Deborah Kelly, an artist well-known for her politically motivated and multifaceted body of work, instigated the collaborative project No Human Being Is Illegal (In All Our Glory), for the 19th Biennale in 2014. The large-scale collage portraits, realised through a process of communal creation and exchange, are emblematic of Kelly’s embrace of art’s place in a social, political and civic continuum of activity. Advocating for openness, the work celebrated collectivity and heterogeneity at a time when individual and institutional implication in Australia’s refugee policy was being publicly discussed, with the Biennale at the centre of debates.

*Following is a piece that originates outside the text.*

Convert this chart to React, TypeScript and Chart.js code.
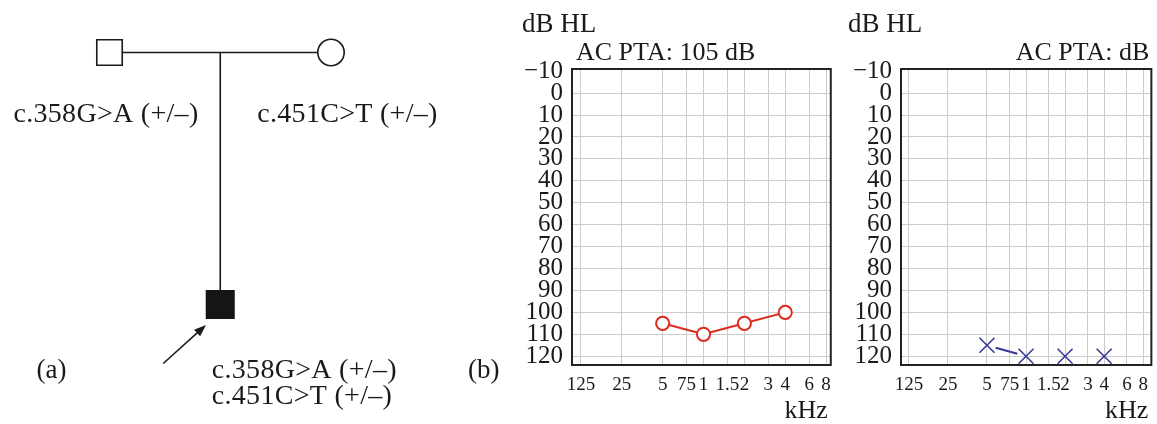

Julie Rrap is a signature artist in Australia in the field of representations of the body, a sustaining interest and project for Rrap that dates back to her involvement with body art and performance in the mid-1970s. Her photography, painting, sculpture and video has been included in four Biennales over three decades – 1986, 1988, 1992 and 2008 – charting the artist’s engagement with a politics of the body that embraces feminism as a living practice and tool for liberation. Rrap served on the Board of the Biennale from 2004 to 2007. She has contributed to several review panels over the Biennale’s history and was a member of the selection panel for the 13th Biennale Artistic Director, Richard Grayson.

Dr Ann Stephen is the Senior Curator of the University Art Gallery and Art Collection at the University of Sydney. As a curator and art historian, her work has focused on modernism, contemporary art in Australia and conceptualism, including exhibitions and publications on the work of Ian Burn. Stephen’s longer association with Burn began in 1977 as co-editor (with Charles Merewether) of The Great Divide, a ‘critique of Australian culture under capitalism’ that included arguments against the international blockbuster-type exhibition. With Burn, Binns and many others, she contributed to Sydney Biennale: White Elephant or Red Herring?: a compilation of commentary on the 1979 edition.